## START
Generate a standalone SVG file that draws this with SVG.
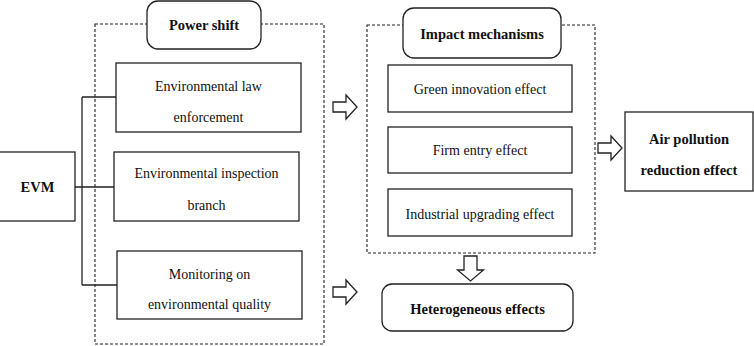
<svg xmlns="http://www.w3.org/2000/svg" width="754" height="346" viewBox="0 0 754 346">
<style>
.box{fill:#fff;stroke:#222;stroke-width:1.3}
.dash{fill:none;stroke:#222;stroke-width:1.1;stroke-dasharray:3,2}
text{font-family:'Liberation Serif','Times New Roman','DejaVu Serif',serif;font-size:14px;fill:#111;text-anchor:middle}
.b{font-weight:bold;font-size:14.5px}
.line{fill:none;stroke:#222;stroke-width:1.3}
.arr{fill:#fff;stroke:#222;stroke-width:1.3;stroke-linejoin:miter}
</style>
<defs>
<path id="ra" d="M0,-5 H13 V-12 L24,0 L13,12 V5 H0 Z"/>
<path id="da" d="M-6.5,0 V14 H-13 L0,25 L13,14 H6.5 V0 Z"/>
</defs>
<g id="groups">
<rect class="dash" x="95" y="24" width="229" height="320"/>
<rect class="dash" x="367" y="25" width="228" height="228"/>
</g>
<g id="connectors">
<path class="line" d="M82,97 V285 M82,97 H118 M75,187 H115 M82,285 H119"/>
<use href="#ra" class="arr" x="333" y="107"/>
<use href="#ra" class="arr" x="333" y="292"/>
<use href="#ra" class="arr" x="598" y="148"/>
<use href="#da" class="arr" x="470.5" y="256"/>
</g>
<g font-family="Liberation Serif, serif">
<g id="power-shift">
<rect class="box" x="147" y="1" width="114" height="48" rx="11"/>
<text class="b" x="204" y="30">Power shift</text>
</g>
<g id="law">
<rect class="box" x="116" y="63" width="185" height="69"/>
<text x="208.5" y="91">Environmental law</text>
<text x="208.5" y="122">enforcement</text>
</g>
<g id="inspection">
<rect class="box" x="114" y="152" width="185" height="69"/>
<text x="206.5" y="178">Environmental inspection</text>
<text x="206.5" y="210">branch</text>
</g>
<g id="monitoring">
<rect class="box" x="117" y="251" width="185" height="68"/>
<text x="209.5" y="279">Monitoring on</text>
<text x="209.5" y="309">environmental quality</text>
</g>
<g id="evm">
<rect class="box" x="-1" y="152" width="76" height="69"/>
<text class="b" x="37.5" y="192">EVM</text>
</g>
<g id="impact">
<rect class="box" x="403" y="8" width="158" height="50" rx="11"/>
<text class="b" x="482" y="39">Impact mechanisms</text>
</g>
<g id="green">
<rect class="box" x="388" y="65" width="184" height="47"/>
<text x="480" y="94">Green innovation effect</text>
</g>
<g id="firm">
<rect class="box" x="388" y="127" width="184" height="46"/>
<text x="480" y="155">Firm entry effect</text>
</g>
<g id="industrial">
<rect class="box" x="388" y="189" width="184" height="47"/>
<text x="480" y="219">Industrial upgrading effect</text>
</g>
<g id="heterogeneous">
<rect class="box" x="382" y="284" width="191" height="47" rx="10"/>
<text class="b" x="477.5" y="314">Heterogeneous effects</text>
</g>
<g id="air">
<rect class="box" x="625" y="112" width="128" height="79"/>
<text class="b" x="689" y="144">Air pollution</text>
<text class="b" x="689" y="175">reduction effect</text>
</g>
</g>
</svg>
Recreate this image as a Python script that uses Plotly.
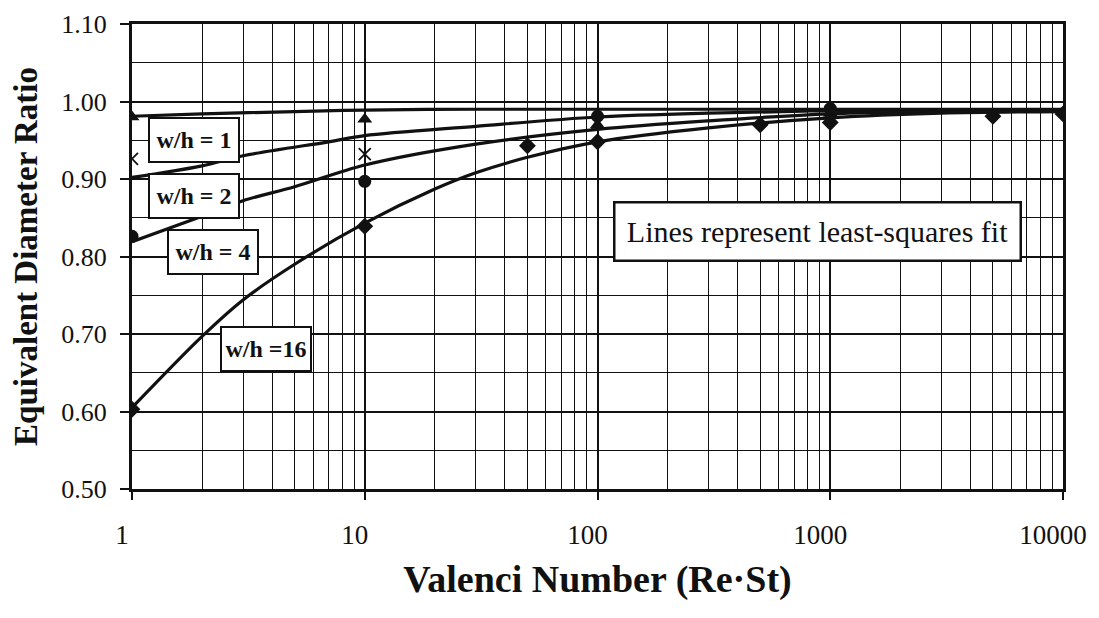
## END
Instructions for the task:
Transcribe each entry precisely as given, leaving the pictures out.

Full response:
Generate a standalone SVG file that draws this with SVG.
<svg xmlns="http://www.w3.org/2000/svg" width="754" height="346" viewBox="0 0 754 346">
<style>
.box{fill:#fff;stroke:#222;stroke-width:1.3}
.dash{fill:none;stroke:#222;stroke-width:1.1;stroke-dasharray:3,2}
text{font-family:'Liberation Serif','Times New Roman','DejaVu Serif',serif;font-size:14px;fill:#111;text-anchor:middle}
.b{font-weight:bold;font-size:14.5px}
.line{fill:none;stroke:#222;stroke-width:1.3}
.arr{fill:#fff;stroke:#222;stroke-width:1.3;stroke-linejoin:miter}
</style>
<defs>
<path id="ra" d="M0,-5 H13 V-12 L24,0 L13,12 V5 H0 Z"/>
<path id="da" d="M-6.5,0 V14 H-13 L0,25 L13,14 H6.5 V0 Z"/>
</defs>
<g id="groups">
<rect class="dash" x="95" y="24" width="229" height="320"/>
<rect class="dash" x="367" y="25" width="228" height="228"/>
</g>
<g id="connectors">
<path class="line" d="M82,97 V285 M82,97 H118 M75,187 H115 M82,285 H119"/>
<use href="#ra" class="arr" x="333" y="107"/>
<use href="#ra" class="arr" x="333" y="292"/>
<use href="#ra" class="arr" x="598" y="148"/>
<use href="#da" class="arr" x="470.5" y="256"/>
</g>
<g font-family="Liberation Serif, serif">
<g id="power-shift">
<rect class="box" x="147" y="1" width="114" height="48" rx="11"/>
<text class="b" x="204" y="30">Power shift</text>
</g>
<g id="law">
<rect class="box" x="116" y="63" width="185" height="69"/>
<text x="208.5" y="91">Environmental law</text>
<text x="208.5" y="122">enforcement</text>
</g>
<g id="inspection">
<rect class="box" x="114" y="152" width="185" height="69"/>
<text x="206.5" y="178">Environmental inspection</text>
<text x="206.5" y="210">branch</text>
</g>
<g id="monitoring">
<rect class="box" x="117" y="251" width="185" height="68"/>
<text x="209.5" y="279">Monitoring on</text>
<text x="209.5" y="309">environmental quality</text>
</g>
<g id="evm">
<rect class="box" x="-1" y="152" width="76" height="69"/>
<text class="b" x="37.5" y="192">EVM</text>
</g>
<g id="impact">
<rect class="box" x="403" y="8" width="158" height="50" rx="11"/>
<text class="b" x="482" y="39">Impact mechanisms</text>
</g>
<g id="green">
<rect class="box" x="388" y="65" width="184" height="47"/>
<text x="480" y="94">Green innovation effect</text>
</g>
<g id="firm">
<rect class="box" x="388" y="127" width="184" height="46"/>
<text x="480" y="155">Firm entry effect</text>
</g>
<g id="industrial">
<rect class="box" x="388" y="189" width="184" height="47"/>
<text x="480" y="219">Industrial upgrading effect</text>
</g>
<g id="heterogeneous">
<rect class="box" x="382" y="284" width="191" height="47" rx="10"/>
<text class="b" x="477.5" y="314">Heterogeneous effects</text>
</g>
<g id="air">
<rect class="box" x="625" y="112" width="128" height="79"/>
<text class="b" x="689" y="144">Air pollution</text>
<text class="b" x="689" y="175">reduction effect</text>
</g>
</g>
</svg>
Recreate this image as a Python script that uses Plotly.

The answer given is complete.